72分、北川航也に代えて大迫勇也が投入された。タッチラインに向かって歩く北川に長友佑都が駆け寄り、ハイタッチして頭をポンポンと叩くと、励ますようにして送りだした。

この日の北川はボールロストが目立ち、シュートは1本も打てなかった。試合後、報道陣の前に現れたとき、最初はなかなか顔を上げて話ができなかった。だがそんな苦しいときでも、報道陣の厳しい質問に嫌な顔を見せず丁寧に答える。

「ボールロストするシーンもあるし、そこで攻撃をいい形につなげられていないというときもあるので、そこは自分自身改善する必要があると思うし、今後の自分にとっても必要になってくると思うので。それでもうまくいったシーンもあるので、そういう部分は大切にしていきたいと思います」

北川は前線に張り付き続けたため、そのため余計にプレッシャーを受けやすかった。

「そこは(南野)拓実君と組んだことで意識しすぎた部分もあったので、(前半の)終わり際と後半に入ってからは自分の特長を出そうと思っていました。

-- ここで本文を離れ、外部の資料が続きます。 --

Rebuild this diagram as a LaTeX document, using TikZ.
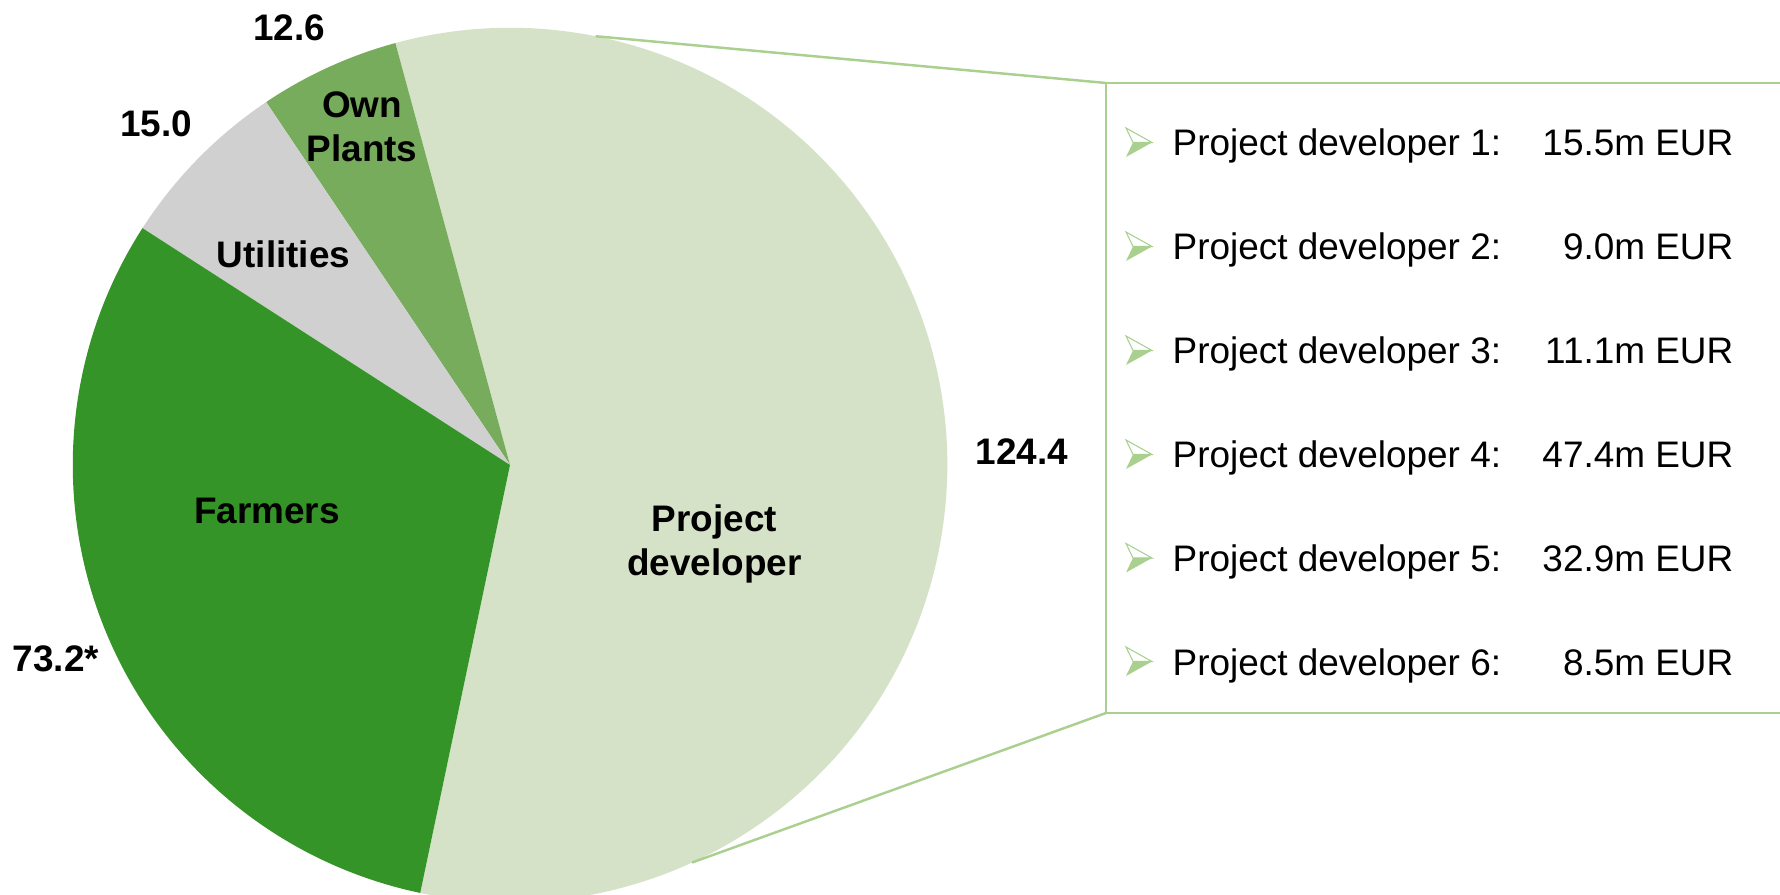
\documentclass[tikz,border=0pt]{standalone}
\usepackage{fontspec}
\setmainfont{Liberation Sans}
\usetikzlibrary{positioning}
\definecolor{farm}{RGB}{53,148,39}
\definecolor{own}{RGB}{119,172,92}
\definecolor{util}{RGB}{208,208,208}
\definecolor{dev}{RGB}{213,226,199}
\definecolor{lgreen}{RGB}{169,208,142}

\begin{document}
\begin{tikzpicture}[x=0.01cm, y=0.01cm, font=\fontsize{10.5}{12.5}\selectfont,
		lbl/.style={font=\fontsize{10.5}{12.5}\selectfont\bfseries, anchor=base, inner sep=0pt},
		two/.style={font=\fontsize{10.5}{12.5}\selectfont\bfseries, align=center, inner sep=0pt},
		row/.style={anchor=base west, inner sep=0pt},
		val/.style={anchor=base east, inner sep=0pt},
		ln/.style={draw=lgreen, line width=0.7pt},
		arr/.pic={
			\fill[white, draw=lgreen, line width=0.3pt] (0,14.5) -- (26,0) -- (7,0) -- cycle;
			\fill[lgreen] (7,0) -- (26,0) -- (0,-14.5) -- cycle;
		}]
		\useasboundingbox (0,0) rectangle (1780,894);

		\coordinate (c) at (510,429);
		\fill[dev] (c) -- ++(-101.85:4.37cm) arc[start angle=-101.85, end angle=105.2, radius=4.37cm] -- cycle;
		\fill[own] (c) -- ++(105.2:4.37cm) arc[start angle=105.2, end angle=123.9, radius=4.37cm] -- cycle;
		\fill[util] (c) -- ++(123.9:4.37cm) arc[start angle=123.9, end angle=147.2, radius=4.37cm] -- cycle;
		\fill[farm] (c) -- ++(147.2:4.37cm) arc[start angle=147.2, end angle=258.15, radius=4.37cm] -- cycle;

		\path (c) ++(78.7:4.37cm) coordinate (p1);
		\path (c) ++(-65.4:4.37cm) coordinate (p2);
		\coordinate (tl) at (1106,811);
		\coordinate (bl) at (1106,181);
		\coordinate (tr) at (1790,811);
		\coordinate (br) at (1790,181);

		\path[ln] (p1) edge (tl);
		\path[ln] (p2) edge (bl);
		\draw[ln] (tr) -- (tl) -- (bl) -- (br);

		\node[lbl] (n1) at (289,853) {12.6};
		\node[lbl] (n2) at (156,757) {15.0};
		\node[lbl] (n3) at (56,223) {73.2*};
		\node[lbl] (n4) at (1022,429) {124.4};
		\node[two] (own) at (362,767.5) {Own\\Plants};
		\node[lbl] (util) at (283.5,626) {Utilities};
		\node[lbl] (farm) at (267,370) {Farmers};
		\node[two] (dev) at (714.5,350.5) {Project\\developer};

		\node[row] (r1) at (1172,738) {Project developer 1:};
		\node[row] (r2) at (1172,634) {Project developer 2:};
		\node[row] (r3) at (1172,530) {Project developer 3:};
		\node[row] (r4) at (1172,426) {Project developer 4:};
		\node[row] (r5) at (1172,322.5) {Project developer 5:};
		\node[row] (r6) at (1172,219) {Project developer 6:};

		\node[val] (v1) at (1734,738) {15.5m EUR};
		\node[val] (v2) at (1734,634) {9.0m EUR};
		\node[val] (v3) at (1734,530) {11.1m EUR};
		\node[val] (v4) at (1734,426) {47.4m EUR};
		\node[val] (v5) at (1734,322.5) {32.9m EUR};
		\node[val] (v6) at (1734,219) {8.5m EUR};

		\pic at (1126,751.5) {arr};
		\pic at (1126,647.5) {arr};
		\pic at (1126,543.5) {arr};
		\pic at (1126,439.5) {arr};
		\pic at (1126,336) {arr};
		\pic at (1126,232.5) {arr};
	\end{tikzpicture}
\end{document}
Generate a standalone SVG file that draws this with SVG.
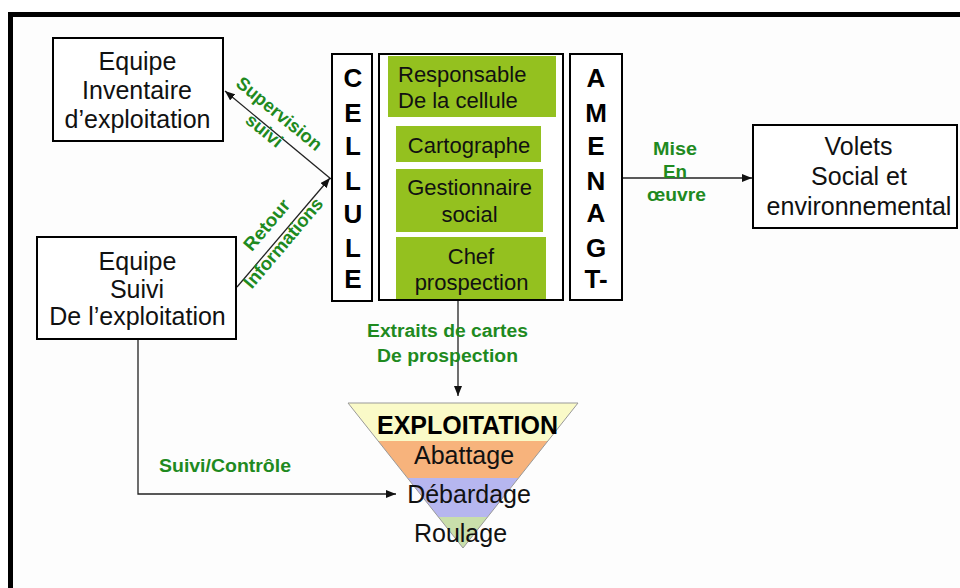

貼りすぎないで拓実君と交互に(前後に出て)やろうと話はできていました」

この日の北川にはプレーに覇気がないように見えた。その点を質問されると北川は苦笑いしながら続けた。

「いや、まぁ、うん……。難しかったですね。相手も結構自分の背後を消してきてラインも低かったし、そこでうまく相手のボランチとディフェンスラインの間で前を向くことができれば自分自身もリズムができてくるので、そこの弱点というか、そういうところを早く見つけられればと思います」

自分の生かし方を周りから次第に理解してもらっていると感じていた。縦パスも通っていると振り返る。頭を整理しながら北川は少しずつ前向きになっていった。